What you are asked to do ▸ The records below hold a stretch from the line with "Write a Python" through the line with "time = list(range(1, 151))"; return exactly those lines, ends included, and nothing more.

Record excerpts ▸
.....

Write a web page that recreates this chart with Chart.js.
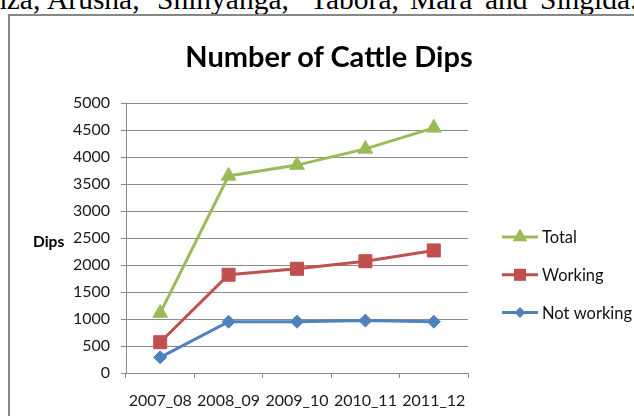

.....

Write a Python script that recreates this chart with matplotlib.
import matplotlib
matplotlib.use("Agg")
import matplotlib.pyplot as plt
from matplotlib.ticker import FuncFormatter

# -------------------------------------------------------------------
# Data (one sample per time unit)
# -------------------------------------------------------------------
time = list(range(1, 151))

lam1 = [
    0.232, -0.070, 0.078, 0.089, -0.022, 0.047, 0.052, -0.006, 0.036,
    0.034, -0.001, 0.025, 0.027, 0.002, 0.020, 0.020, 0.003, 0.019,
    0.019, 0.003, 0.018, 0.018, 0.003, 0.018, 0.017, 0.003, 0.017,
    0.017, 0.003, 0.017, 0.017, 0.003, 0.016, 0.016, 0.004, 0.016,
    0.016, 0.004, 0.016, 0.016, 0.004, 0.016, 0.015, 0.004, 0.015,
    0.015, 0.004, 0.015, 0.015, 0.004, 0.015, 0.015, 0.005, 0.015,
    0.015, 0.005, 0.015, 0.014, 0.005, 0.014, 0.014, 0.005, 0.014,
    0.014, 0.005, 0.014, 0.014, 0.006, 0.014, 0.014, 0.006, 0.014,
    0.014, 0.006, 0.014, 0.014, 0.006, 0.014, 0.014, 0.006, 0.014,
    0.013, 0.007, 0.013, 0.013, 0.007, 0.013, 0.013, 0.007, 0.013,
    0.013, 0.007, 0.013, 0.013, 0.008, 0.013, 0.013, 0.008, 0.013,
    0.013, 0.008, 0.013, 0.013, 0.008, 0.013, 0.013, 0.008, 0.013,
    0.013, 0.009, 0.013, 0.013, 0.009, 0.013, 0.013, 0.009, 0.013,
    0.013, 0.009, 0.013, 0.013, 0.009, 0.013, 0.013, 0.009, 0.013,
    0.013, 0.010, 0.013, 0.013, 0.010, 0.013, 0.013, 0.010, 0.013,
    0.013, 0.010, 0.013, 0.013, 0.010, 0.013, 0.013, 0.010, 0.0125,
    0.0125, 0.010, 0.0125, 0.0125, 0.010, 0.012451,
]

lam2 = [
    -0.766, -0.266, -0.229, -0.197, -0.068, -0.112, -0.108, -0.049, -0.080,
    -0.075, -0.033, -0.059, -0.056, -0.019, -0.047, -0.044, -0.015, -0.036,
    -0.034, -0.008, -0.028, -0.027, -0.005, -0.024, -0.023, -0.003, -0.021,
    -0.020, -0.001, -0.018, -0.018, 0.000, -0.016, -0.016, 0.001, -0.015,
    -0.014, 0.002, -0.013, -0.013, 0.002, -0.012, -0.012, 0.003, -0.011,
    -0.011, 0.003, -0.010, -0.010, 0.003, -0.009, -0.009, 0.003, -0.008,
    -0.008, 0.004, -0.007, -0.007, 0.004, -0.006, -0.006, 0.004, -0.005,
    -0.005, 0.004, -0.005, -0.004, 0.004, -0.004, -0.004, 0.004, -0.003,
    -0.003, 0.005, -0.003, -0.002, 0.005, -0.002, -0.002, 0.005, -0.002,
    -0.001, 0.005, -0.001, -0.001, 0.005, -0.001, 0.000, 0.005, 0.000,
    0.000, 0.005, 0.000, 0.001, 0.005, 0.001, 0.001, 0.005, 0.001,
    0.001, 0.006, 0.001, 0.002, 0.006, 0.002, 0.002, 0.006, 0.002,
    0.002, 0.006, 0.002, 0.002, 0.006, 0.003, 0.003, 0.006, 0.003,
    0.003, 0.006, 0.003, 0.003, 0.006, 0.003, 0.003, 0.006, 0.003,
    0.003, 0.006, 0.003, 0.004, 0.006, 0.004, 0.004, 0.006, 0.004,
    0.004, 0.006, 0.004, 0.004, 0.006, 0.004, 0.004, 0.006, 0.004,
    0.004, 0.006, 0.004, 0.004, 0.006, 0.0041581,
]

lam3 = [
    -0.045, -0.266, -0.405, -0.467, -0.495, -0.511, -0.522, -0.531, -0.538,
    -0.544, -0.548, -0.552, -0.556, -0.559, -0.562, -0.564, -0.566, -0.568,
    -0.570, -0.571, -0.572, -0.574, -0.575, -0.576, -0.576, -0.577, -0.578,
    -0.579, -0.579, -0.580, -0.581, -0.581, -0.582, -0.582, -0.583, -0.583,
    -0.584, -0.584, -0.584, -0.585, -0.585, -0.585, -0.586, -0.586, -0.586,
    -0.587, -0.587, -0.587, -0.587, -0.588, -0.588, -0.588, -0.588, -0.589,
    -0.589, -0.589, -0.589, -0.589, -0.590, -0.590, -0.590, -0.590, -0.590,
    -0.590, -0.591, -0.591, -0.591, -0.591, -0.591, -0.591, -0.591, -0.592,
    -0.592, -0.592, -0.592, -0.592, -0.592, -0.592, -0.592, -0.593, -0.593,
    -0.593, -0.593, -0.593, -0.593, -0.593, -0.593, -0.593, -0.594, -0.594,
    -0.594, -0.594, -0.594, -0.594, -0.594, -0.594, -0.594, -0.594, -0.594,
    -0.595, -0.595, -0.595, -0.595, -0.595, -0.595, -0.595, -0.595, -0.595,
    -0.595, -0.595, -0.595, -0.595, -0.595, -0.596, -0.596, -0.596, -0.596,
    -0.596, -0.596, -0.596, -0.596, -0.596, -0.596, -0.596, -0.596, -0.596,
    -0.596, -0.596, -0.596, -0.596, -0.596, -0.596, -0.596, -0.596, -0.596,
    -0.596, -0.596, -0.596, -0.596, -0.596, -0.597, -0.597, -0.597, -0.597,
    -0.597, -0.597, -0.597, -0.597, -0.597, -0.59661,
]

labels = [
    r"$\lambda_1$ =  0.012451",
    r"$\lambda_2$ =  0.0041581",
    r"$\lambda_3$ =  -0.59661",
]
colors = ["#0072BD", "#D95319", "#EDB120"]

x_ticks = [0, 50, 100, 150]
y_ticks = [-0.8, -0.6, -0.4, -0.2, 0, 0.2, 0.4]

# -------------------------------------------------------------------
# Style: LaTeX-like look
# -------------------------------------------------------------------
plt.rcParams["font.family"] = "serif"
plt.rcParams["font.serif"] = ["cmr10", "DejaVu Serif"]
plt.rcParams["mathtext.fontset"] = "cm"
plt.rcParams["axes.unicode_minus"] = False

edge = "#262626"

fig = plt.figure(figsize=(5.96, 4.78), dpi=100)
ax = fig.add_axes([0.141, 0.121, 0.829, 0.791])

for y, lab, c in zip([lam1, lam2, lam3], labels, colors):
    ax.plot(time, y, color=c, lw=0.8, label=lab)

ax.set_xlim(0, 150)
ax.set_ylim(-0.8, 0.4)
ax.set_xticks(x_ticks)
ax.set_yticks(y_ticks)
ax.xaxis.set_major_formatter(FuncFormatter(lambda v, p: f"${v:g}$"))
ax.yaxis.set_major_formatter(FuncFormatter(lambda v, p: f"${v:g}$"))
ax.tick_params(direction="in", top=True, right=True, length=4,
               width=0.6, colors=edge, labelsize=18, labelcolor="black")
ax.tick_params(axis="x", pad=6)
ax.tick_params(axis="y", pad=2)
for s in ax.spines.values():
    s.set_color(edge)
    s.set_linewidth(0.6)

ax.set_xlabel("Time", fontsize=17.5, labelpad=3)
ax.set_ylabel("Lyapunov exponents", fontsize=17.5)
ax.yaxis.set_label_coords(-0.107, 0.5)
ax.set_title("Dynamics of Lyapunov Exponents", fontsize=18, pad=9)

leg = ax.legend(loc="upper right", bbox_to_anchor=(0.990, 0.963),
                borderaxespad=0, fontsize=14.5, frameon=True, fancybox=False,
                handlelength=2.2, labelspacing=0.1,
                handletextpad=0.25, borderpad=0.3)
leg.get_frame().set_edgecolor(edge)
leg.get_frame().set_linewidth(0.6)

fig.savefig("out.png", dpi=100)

.....

Response ▸
Write a Python script that recreates this chart with matplotlib.
import matplotlib
matplotlib.use("Agg")
import matplotlib.pyplot as plt
from matplotlib.ticker import FuncFormatter

# -------------------------------------------------------------------
# Data (one sample per time unit)
# -------------------------------------------------------------------
time = list(range(1, 151))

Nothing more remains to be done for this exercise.